Но оказывается, что этические навыки (в частности, умение прощать) усваиваются вместе с навыками стихосложения. «Одиссей Телемаку», написанное белым стихом, как будто включается в некий текст, который уже писала Ахматова [45] – с тем же ощущением неузнаваемости и неузнанности, – «Северные элегии»:
Мне подменили жизнь. В другое русло, Мимо другого потекла она, И я своих не знаю берегов. ‹…› И, раз проснувшись, видим, что забыли Мы даже путь в тот дом уединенный, И, задыхаясь от стыда и гнева, Бежим туда, но (как во сне бывает) Там все другое: люди, вещи, стены, И нас никто не знает – мы чужие. Мы не туда попали… Боже мой! И вот когда горчайшее приходит: Мы сознаем, что не могли б вместить То прошлое в границы нашей жизни, И нам оно почти что так же чуждо, Как нашему соседу по квартире, Что тех, кто умер, мы бы не узнали, А те, с кем Бог разлуку нам послал, Прекрасно обошлись без нас – и даже Всё к лучшему… [46]45
«Большинство стихов [Бродского. – Л. З.], написанных в относительно сдержанном ключе, метрически основаны на нерифмованном пятистопном ямбе, т. е. традиционном “белом
46
Мотив всё к лучшему проходит через все творчество Бродского. В ранних стихах он особенно сильно звучит в стихотворении «Воротишься на родину…». Однако весьма существенно, что во всех текстах начиная с первоисточника – «Кандида» Вольтера – это высказывание иронично.

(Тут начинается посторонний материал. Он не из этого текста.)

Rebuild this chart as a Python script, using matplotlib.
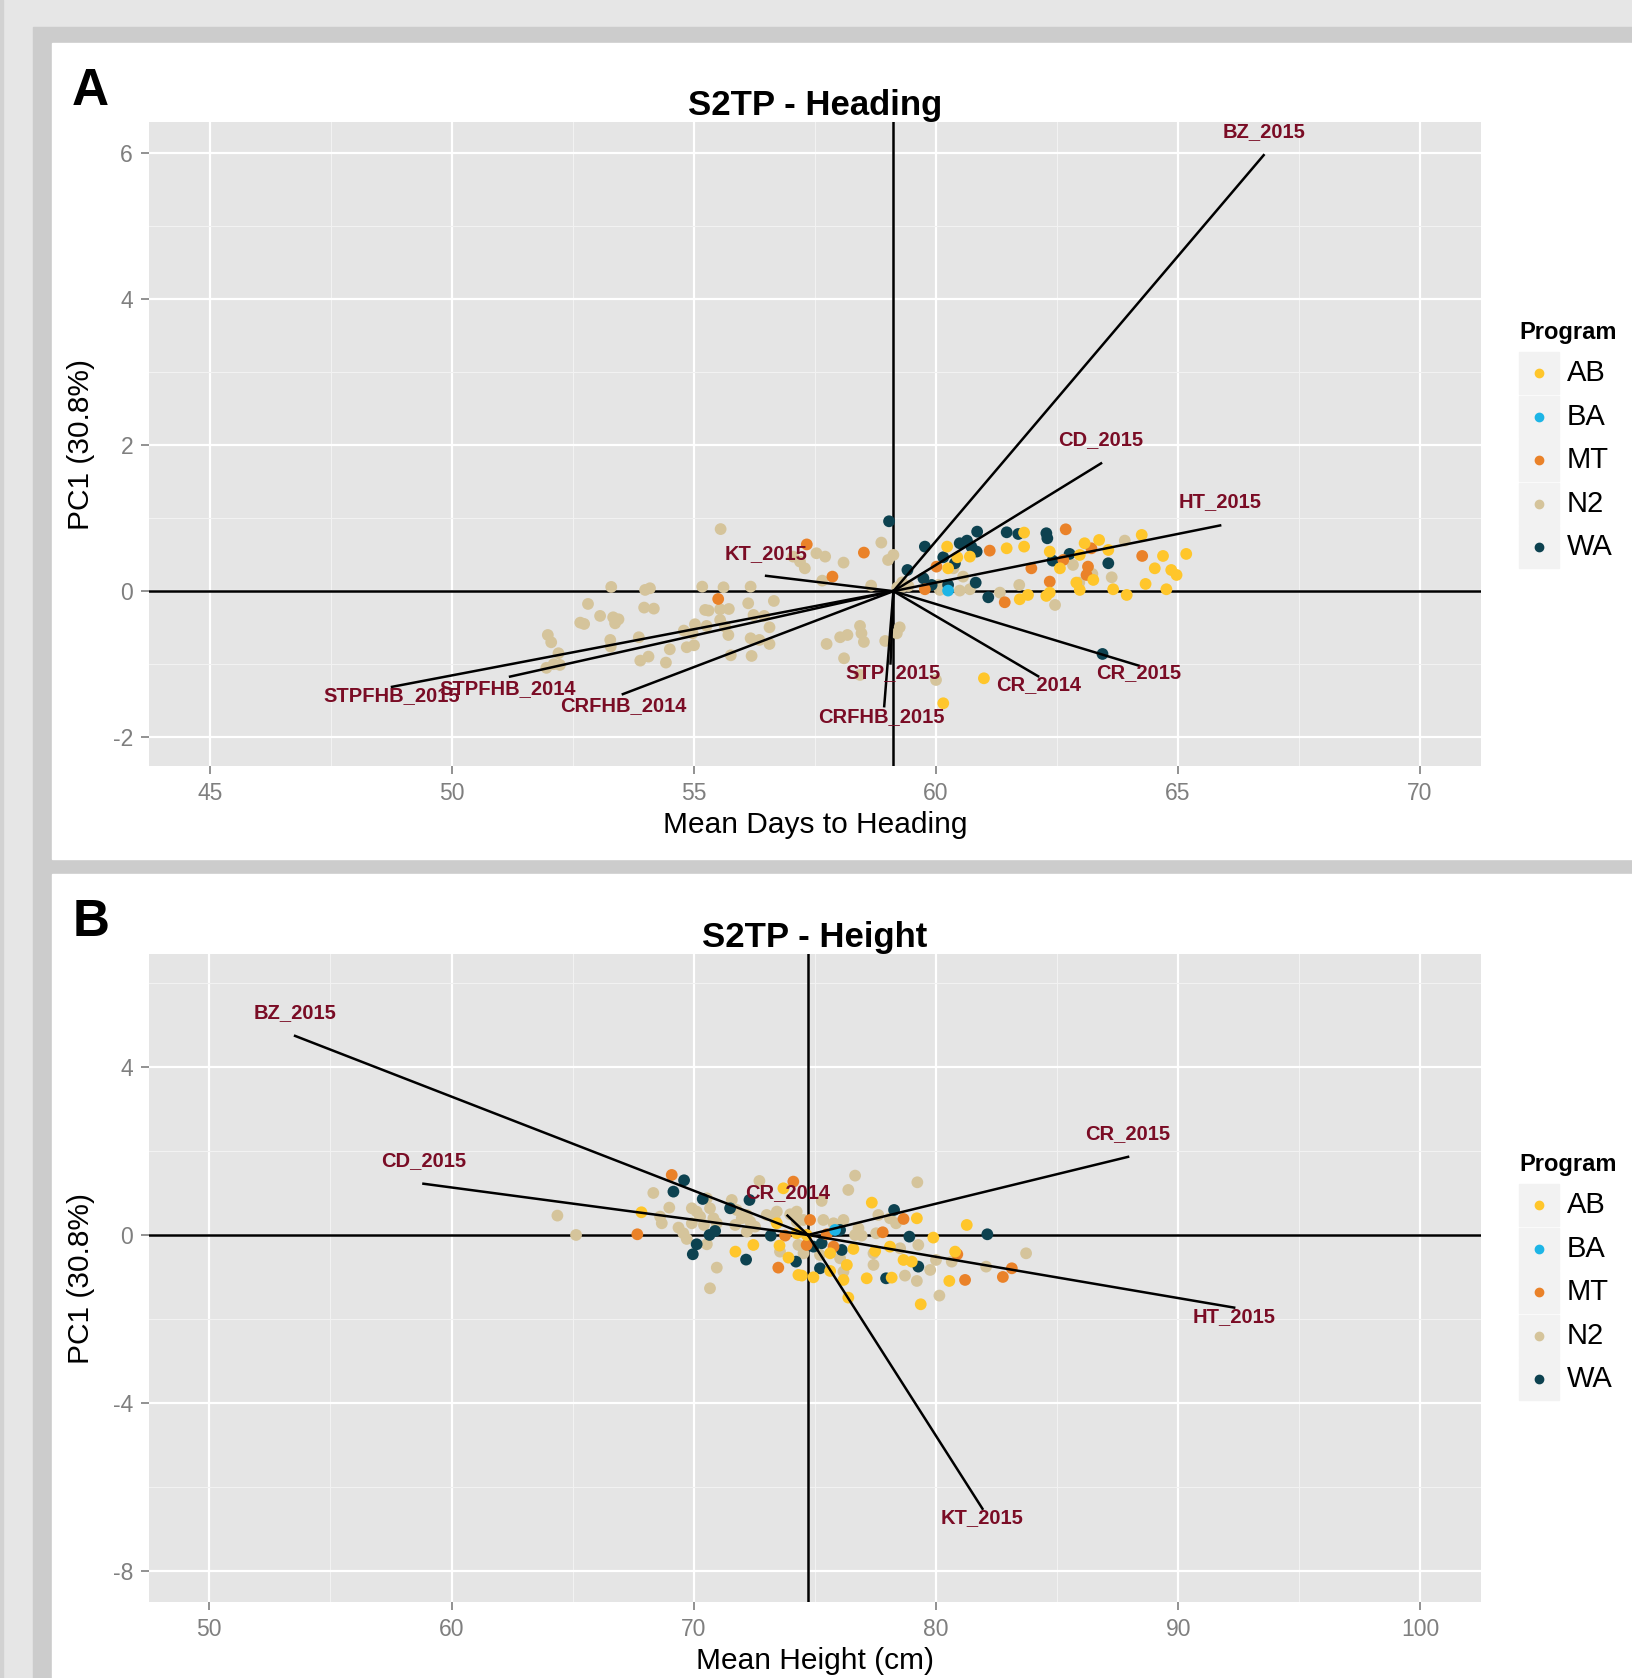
import matplotlib.pyplot as plt
from matplotlib.patches import Rectangle
from matplotlib.lines import Line2D

plt.rcParams['font.family'] = ['Liberation Sans', 'DejaVu Sans']
plt.rcParams['axes.unicode_minus'] = False

W, H = 1632, 1678

# Programs and colours
programs = ['AB', 'BA', 'MT', 'N2', 'WA']
prog_colors = {'AB': '#FFC62B', 'BA': '#1DB5E6', 'MT': '#EA8229',
               'N2': '#D5C49B', 'WA': '#0D4250'}
draw_order = ['N2', 'WA', 'MT', 'AB', 'BA']
label_red = '#7A0C25'

# ---------------- Panel A : heading ----------------
head_N2 = [(55.55, 0.85), (58.87, 0.665), (59.12, 0.496), (59.01, 0.427),
           (57.05, 0.473), (57.19, 0.405), (57.29, 0.313), (57.53, 0.519), (57.71, 0.473), (58.09, 0.391),
           (57.65, 0.144), (58.66, 0.076),
           (53.29, 0.058), (53.99, 0.017), (54.09, 0.04), (55.17, 0.062), (55.61, 0.053), (56.17, 0.062),
           (52.81, -0.175), (53.06, -0.339), (52.65, -0.431), (52.73, -0.449), (53.33, -0.358), (53.44, -0.385),
           (53.37, -0.44), (53.97, -0.225), (54.17, -0.239), (56.12, -0.166), (56.65, -0.134),
           (55.23, -0.257), (55.30, -0.266), (55.54, -0.248), (55.72, -0.244),
           (56.23, -0.326), (56.45, -0.339), (56.56, -0.495),
           (55.02, -0.453), (55.26, -0.476), (54.79, -0.54), (54.97, -0.577), (55.54, -0.394), (55.64, -0.485),
           (55.71, -0.60), (53.27, -0.668), (53.28, -0.759), (53.86, -0.631),
           (54.50, -0.796), (54.85, -0.768), (55.0, -0.741),
           (56.17, -0.645), (56.35, -0.668), (56.56, -0.723),
           (53.89, -0.951), (54.06, -0.896), (54.42, -0.978),
           (55.76, -0.878), (56.19, -0.887),
           (57.74, -0.723), (58.02, -0.631), (58.17, -0.60), (58.43, -0.476), (58.46, -0.577), (58.51, -0.695),
           (58.95, -0.682), (58.10, -0.919), (59.19, -0.577), (52.23, -1.01), (58.43, -1.147),
           (51.98, -0.60), (52.05, -0.70), (52.10, -1.0), (51.95, -1.05), (52.2, -0.85),
           (60.56, 0.199), (60.36, 0.313), (60.05, 0.085), (60.08, 0.017), (60.49, 0.008), (60.70, 0.026),
           (61.32, -0.02), (61.72, 0.085), (62.46, -0.189), (62.83, 0.359), (62.96, 0.117), (63.23, 0.236),
           (63.63, 0.19), (63.90, 0.692), (59.32, 0.062), (59.43, 0.071), (59.25, -0.495), (60.0, -1.216),
           (59.2, 0.05), (59.3, 0.12)]
head_MT = [(57.33, 0.64), (58.51, 0.528), (57.86, 0.199), (55.50, -0.107),
           (61.11, 0.555), (60.01, 0.336), (59.77, 0.026), (61.42, -0.152), (61.97, 0.313), (62.35, 0.131),
           (62.68, 0.847), (62.63, 0.427), (63.21, 0.587), (63.14, 0.336), (63.11, 0.222), (64.26, 0.482)]
head_WA = [(59.03, 0.957), (59.77, 0.61), (60.15, 0.464), (60.49, 0.656), (60.64, 0.692), (60.73, 0.61),
           (60.85, 0.815), (60.84, 0.542), (61.46, 0.806), (61.70, 0.783), (62.28, 0.793), (62.30, 0.724),
           (62.76, 0.51), (62.41, 0.418), (63.56, 0.382), (60.39, 0.382), (59.41, 0.29), (59.74, 0.176),
           (59.91, 0.085), (60.25, 0.085), (60.82, 0.117), (61.08, -0.084), (63.44, -0.86)]
head_AB = [(60.23, 0.61), (60.44, 0.464), (60.70, 0.473), (61.46, 0.587), (61.82, 0.802), (61.82, 0.61),
           (62.35, 0.542), (62.56, 0.313), (63.07, 0.656), (62.97, 0.496), (63.37, 0.701), (63.56, 0.564),
           (64.25, 0.77), (64.69, 0.482), (64.52, 0.313), (64.86, 0.29), (64.97, 0.222), (65.17, 0.51),
           (63.94, -0.052), (63.66, 0.026), (64.76, 0.026), (64.33, 0.099), (63.25, 0.154), (62.90, 0.117),
           (62.35, -0.02), (62.28, -0.065), (61.73, -0.111), (61.90, -0.052), (60.25, 0.313), (60.99, -1.193),
           (60.15, -1.535), (62.97, 0.017)]
head_BA = [(60.25, 0.008)]

head_center = 59.12
head_vec_names = ['BZ_2015', 'CD_2015', 'HT_2015', 'KT_2015', 'CR_2015', 'CR_2014', 'STP_2015',
                  'CRFHB_2015', 'STPFHB_2015', 'STPFHB_2014', 'CRFHB_2014']
head_vec_x = [66.77, 63.41, 65.87, 56.49, 64.19, 62.11, 59.06, 58.93, 48.76, 51.20, 53.53]
head_vec_y = [5.97, 1.75, 0.90, 0.21, -1.02, -1.165, -0.99, -1.575, -1.31, -1.17, -1.41]
head_lab_x = [66.77, 63.41, 65.87, 56.49, 64.19, 62.11, 59.12, 58.88, 48.76, 51.14, 53.53]
head_lab_y = [6.29, 2.07, 1.22, 0.52, -1.12, -1.28, -1.11, -1.72, -1.43, -1.34, -1.57]

# ---------------- Panel B : height ----------------
ht_N2 = [(64.37, 0.461), (65.14, 0.0), (68.33, 1.0), (68.99, 0.651), (68.61, 0.437), (68.68, 0.278),
         (69.37, 0.175), (69.57, 0.04), (69.71, -0.095), (69.92, 0.635), (70.12, 0.556), (69.92, 0.278),
         (70.26, 0.437), (70.54, 0.873), (70.67, 0.635), (70.81, 0.397), (70.42, 0.238), (70.95, 0.278),
         (70.54, -0.222), (70.95, -0.778), (70.67, -1.27), (71.57, 0.833), (71.77, 0.595), (71.98, 0.397),
         (71.71, 0.238), (72.19, 0.476), (72.33, 0.317), (72.53, 0.198), (72.19, 0.08), (72.71, 1.286),
         (73.01, 0.476), (73.36, 0.357), (73.43, 0.556), (73.98, 0.492), (74.25, 0.317), (74.32, -0.238),
         (73.56, -0.397),
         (76.66, 1.413), (76.38, 1.072), (79.23, 1.254), (75.28, 0.81), (74.25, 0.556), (74.53, 0.357),
         (75.35, 0.357), (75.77, 0.278), (76.18, 0.357), (76.80, 0.159), (76.66, 0.0), (76.93, -0.016),
         (77.53, 0.04), (74.53, -0.437), (75.21, -0.476), (76.04, -0.556), (77.42, -0.437),
         (77.42, -0.714), (77.62, 0.476), (78.10, 0.397), (78.35, 0.278), (78.52, -0.317), (79.27, -0.238),
         (80.00, -0.595), (80.65, -0.635), (79.76, -0.833), (79.21, -1.095), (78.72, -0.968), (80.14, -1.444),
         (82.07, -0.754), (83.72, -0.437), (76.18, -0.873)]
ht_MT = [(69.09, 1.429), (67.67, 0.016), (74.11, 1.27), (73.77, -0.016), (73.49, -0.778), (74.80, 0.357),
         (75.49, 0.016), (75.77, -0.278), (77.80, 0.064), (78.66, 0.381), (80.88, -0.46), (81.20, -1.071),
         (82.76, -1.0), (83.13, -0.794), (74.66, -0.238)]
ht_WA = [(69.60, 1.302), (69.16, 1.032), (70.37, 0.857), (71.50, 0.635), (72.30, 0.833), (70.65, 0.0),
         (70.88, 0.095), (70.12, -0.222), (69.96, -0.46), (72.16, -0.587), (73.18, -0.016), (74.22, -0.635),
         (78.27, 0.595), (76.04, 0.119), (74.94, -0.278), (75.28, -0.198), (76.11, -0.357), (75.21, -0.794),
         (79.27, -0.754), (77.94, -1.032), (78.90, -0.04), (82.12, 0.016)]
ht_AB = [(67.84, 0.54), (71.72, -0.397), (72.46, -0.238), (73.54, -0.254), (73.70, 1.111), (73.43, 0.278),
         (73.91, -0.54), (74.32, -0.952), (77.35, 0.77), (79.21, 0.397), (81.27, 0.238), (79.89, -0.063),
         (74.25, 0.04), (74.66, 0.0), (76.59, -0.333), (75.63, -0.437), (77.49, -0.381), (78.10, -0.278),
         (78.66, -0.595), (79.0, -0.635), (74.46, -0.968), (74.94, -1.008), (75.63, -0.857), (76.18, -1.071),
         (77.14, -1.032), (78.17, -1.016), (76.38, -1.492), (79.37, -1.651), (80.55, -1.095), (80.79, -0.397),
         (76.32, -0.714)]
ht_BA = [(75.83, 0.119)]

ht_center = 74.71
ht_vec_names = ['BZ_2015', 'CD_2015', 'CR_2014', 'CR_2015', 'HT_2015', 'KT_2015']
ht_vec_x = [53.54, 58.84, 73.87, 87.93, 92.31, 81.92]
ht_vec_y = [4.74, 1.22, 0.46, 1.86, -1.73, -6.52]
ht_lab_x = [53.54, 58.84, 73.87, 87.93, 92.31, 81.92]
ht_lab_y = [5.30, 1.78, 1.02, 2.42, -1.94, -6.73]


def px_rect(x0, y0, x1, y1, color):
    fig.patches.append(Rectangle((x0 / W, 1 - y1 / H), (x1 - x0) / W, (y1 - y0) / H,
                                 transform=fig.transFigure, color=color, zorder=-5))


def px_axes(x0, y0, x1, y1):
    return fig.add_axes([x0 / W, 1 - y1 / H, (x1 - x0) / W, (y1 - y0) / H])


def draw_panel(ax, pts, center, names, vx, vy, lx, ly, xlim, ylim, xt, yt, xm, ym, title, xlabel):
    ax.set_facecolor('#E5E5E5')
    for sp in ax.spines.values():
        sp.set_visible(False)
    ax.set_xlim(xlim)
    ax.set_ylim(ylim)
    ax.set_xticks(xt)
    ax.set_yticks(yt)
    ax.set_xticks(xm, minor=True)
    ax.set_yticks(ym, minor=True)
    ax.set_axisbelow(True)
    ax.grid(which='major', color='white', lw=1.6)
    ax.grid(which='minor', color='#F2F2F2', lw=0.8)
    ax.tick_params(which='major', direction='out', length=6, width=1.2, color='#7F7F7F',
                   labelcolor='#7F7F7F', labelsize=16.5, pad=5.5)
    ax.tick_params(which='minor', length=0)
    ax.axhline(0, color='black', lw=1.8, zorder=1)
    ax.axvline(center, color='black', lw=1.8, zorder=1)
    for p in draw_order:
        if len(pts[p]) == 0:
            continue
        xs = [q[0] for q in pts[p]]
        ys = [q[1] for q in pts[p]]
        ax.scatter(xs, ys, s=72, color=prog_colors[p], edgecolors='none', zorder=2)
    for n, ex, ey, tx, ty in zip(names, vx, vy, lx, ly):
        ax.plot([center, ex], [0, ey], color='black', lw=1.8, zorder=3)
        ax.text(tx, ty, n, color=label_red, fontsize=14.5, fontweight='bold',
                ha='center', va='center', zorder=4)
    ax.set_title(title, fontsize=25, fontweight='bold', pad=5)
    ax.set_xlabel(xlabel, fontsize=21.5, labelpad=4)
    ax.set_ylabel('PC1 (30.8%)', fontsize=21.5, labelpad=13)


def draw_legend(top):
    fig.text(1519 / W, 1 - top / H, 'Program', fontsize=17, fontweight='bold', ha='left', va='center')
    for i, p in enumerate(programs):
        cy = top + 40 + i * 43.6
        px_rect(1519, cy - 21, 1559, cy + 21, '#F2F2F2')
        fig.add_artist(Line2D([1539 / W], [1 - cy / H], marker='o', ms=6, color=prog_colors[p],
                              linestyle='none', transform=fig.transFigure))
        fig.text(1567 / W, 1 - cy / H, p, fontsize=21, ha='left', va='center')


fig = plt.figure(figsize=(W / 100, H / 100), dpi=100)
fig.patch.set_facecolor('#E6E6E6')
px_rect(0, 0, 3, H, '#D2D2D2')
px_rect(33, 27, W, H, '#CCCCCC')
px_rect(52, 43, W, 859, 'white')
px_rect(52, 874, W, H, 'white')

axA = px_axes(149, 122, 1481, 766)
head_pts = {'AB': head_AB, 'BA': head_BA, 'MT': head_MT, 'N2': head_N2, 'WA': head_WA}
draw_panel(axA, head_pts, head_center, head_vec_names, head_vec_x, head_vec_y, head_lab_x, head_lab_y,
           (43.74, 71.26), (-2.394, 6.424), [45, 50, 55, 60, 65, 70], [-2, 0, 2, 4, 6],
           [47.5, 52.5, 57.5, 62.5, 67.5], [-1, 1, 3, 5], 'S2TP - Heading', 'Mean Days to Heading')

axB = px_axes(149, 954, 1481, 1602)
ht_pts = {'AB': ht_AB, 'BA': ht_BA, 'MT': ht_MT, 'N2': ht_N2, 'WA': ht_WA}
draw_panel(axB, ht_pts, ht_center, ht_vec_names, ht_vec_x, ht_vec_y, ht_lab_x, ht_lab_y,
           (47.51, 102.5), (-8.74, 6.69), [50, 60, 70, 80, 90, 100], [-8, -4, 0, 4],
           [55, 65, 75, 85, 95], [-6, -2, 2, 6], 'S2TP - Height', 'Mean Height (cm)')

fig.text(72 / W, 1 - 105 / H, 'A', fontsize=37, fontweight='bold', ha='left', va='baseline')
fig.text(73 / W, 1 - 936 / H, 'B', fontsize=37, fontweight='bold', ha='left', va='baseline')

draw_legend(333)
draw_legend(1165)

fig.savefig('out.png', dpi=100, facecolor=fig.get_facecolor())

Примечательно, что в белых стихах обоих авторов первые строки Бродского рифмуются с первыми строками Ахматовой:
Не исключено, что имя Достоевского, с которого начинаются «Северные элегии», ведет за собой и тему Эдиповых страстей у Бродского. Фрейдистский мотив, внесенный Бродским в миф о странствии Одиссея (см. также «Письмо в бутылке»), состоит в замене античной философской концепции, объясняющей судьбу Эдипа роком, на концепцию рока как Эдиповой страсти. Страсть как основа судьбы, отвергнутая Ахматовой, отвергается и Бродским; именно отказ от страстей – условие спасительного стоицизма.
Ахматовская тема в тексте Бродского, проявившаяся в мироощущении и стихосложении, тесно связана именно с адресацией к сыну. Подобно тому как фразеологизм теряли время приобретает буквальный смысл прекращения бытия, трансформируется и банальное пожелание расти большой. Если у Мандельштама росло пространство, а человек сжимался, то Бродский обращает слово расти к сыну, придавая метафизический смысл и этому фразеологизму.
Если первая часть стихотворения Бродского с основным мотивом утраты памяти имеет своим подтекстом стихи Мандельштама, то вторая часть, в которой мысль Одиссея сосредоточена на судьбе сына, может быть понята как часть с сильным ахматовским подтекстом, подготовленным стиховой формой. Конечно, это связано и с биографией Ахматовой и Льва Гумилева, с позицией Ахматовой-матери.
Теперь, имея в виду мандельштамовский и ахматовский подтексты, обратимся еще раз к структуре стихотворения и к семантике слова в разных его частях. Хорошо заметны постоянное и нарастающее напряжение в первой части (на уровне мифа об Одиссее) и релаксация во второй. Это напряжение и освобождение от него связаны с процессом забывания. Первая строфа и кончается словами не помню. Во второй меняется психологический портрет и говорится о том, что Одиссей помнит. В первой части есть пять стихотворных переносов, где слова приобретают двойной смысл. Синтаксические продолжения меняюет смысл ритмического прочтения на противоположный:
Троянская война [*идет, продолжается] / окончена. столько мертвецов [*их много с обеих сторон] / вне дома бросить могут только греки. и все-таки ведущая домой [*дорога все-таки ведет домой] / дорога оказалась слишком длинной, пока мы там [а) *сейчас находимся; б) *были, воевали] / теряли время. и мозг [*воспринимает] / уже сбивается, считая волны.Семантические сдвиги сопровождаются грамматическими. Так, Троянская война до переноса предстает субъектом состояния, после переноса – семантическим объектом; сочетание столько мертвецов до переноса стоит в именительном падеже, формируя номинативное предложение, после переноса – в винительном, и словосочетание преобразуется в грамматическое дополнение, обозначающее объект. Сочетание ведущая домой до переноса является ремой в актуальном членении предложения, после переноса она становится темой – акцент переносится с признака ведущая на признак слишком длинной; синтаксическая отнесенность частицы все-таки остается двойственной (дорога все-таки ведет домой или дорога все-таки слишком длинная?). Слово там меняет свое пространственное значение ‘в том месте’ на временное ‘в то время, тогда’; оставаясь сильноударным на переносе, в результате смысловой неопределенности, местоимение-наречие принимает на себя функцию частицы. Сочетание там / теряли время во временном смысле становится у Бродского иконически изобразительным: в местоименном наречии там значение пространства расширяется, вытесняя собой значение времени, которое теряли.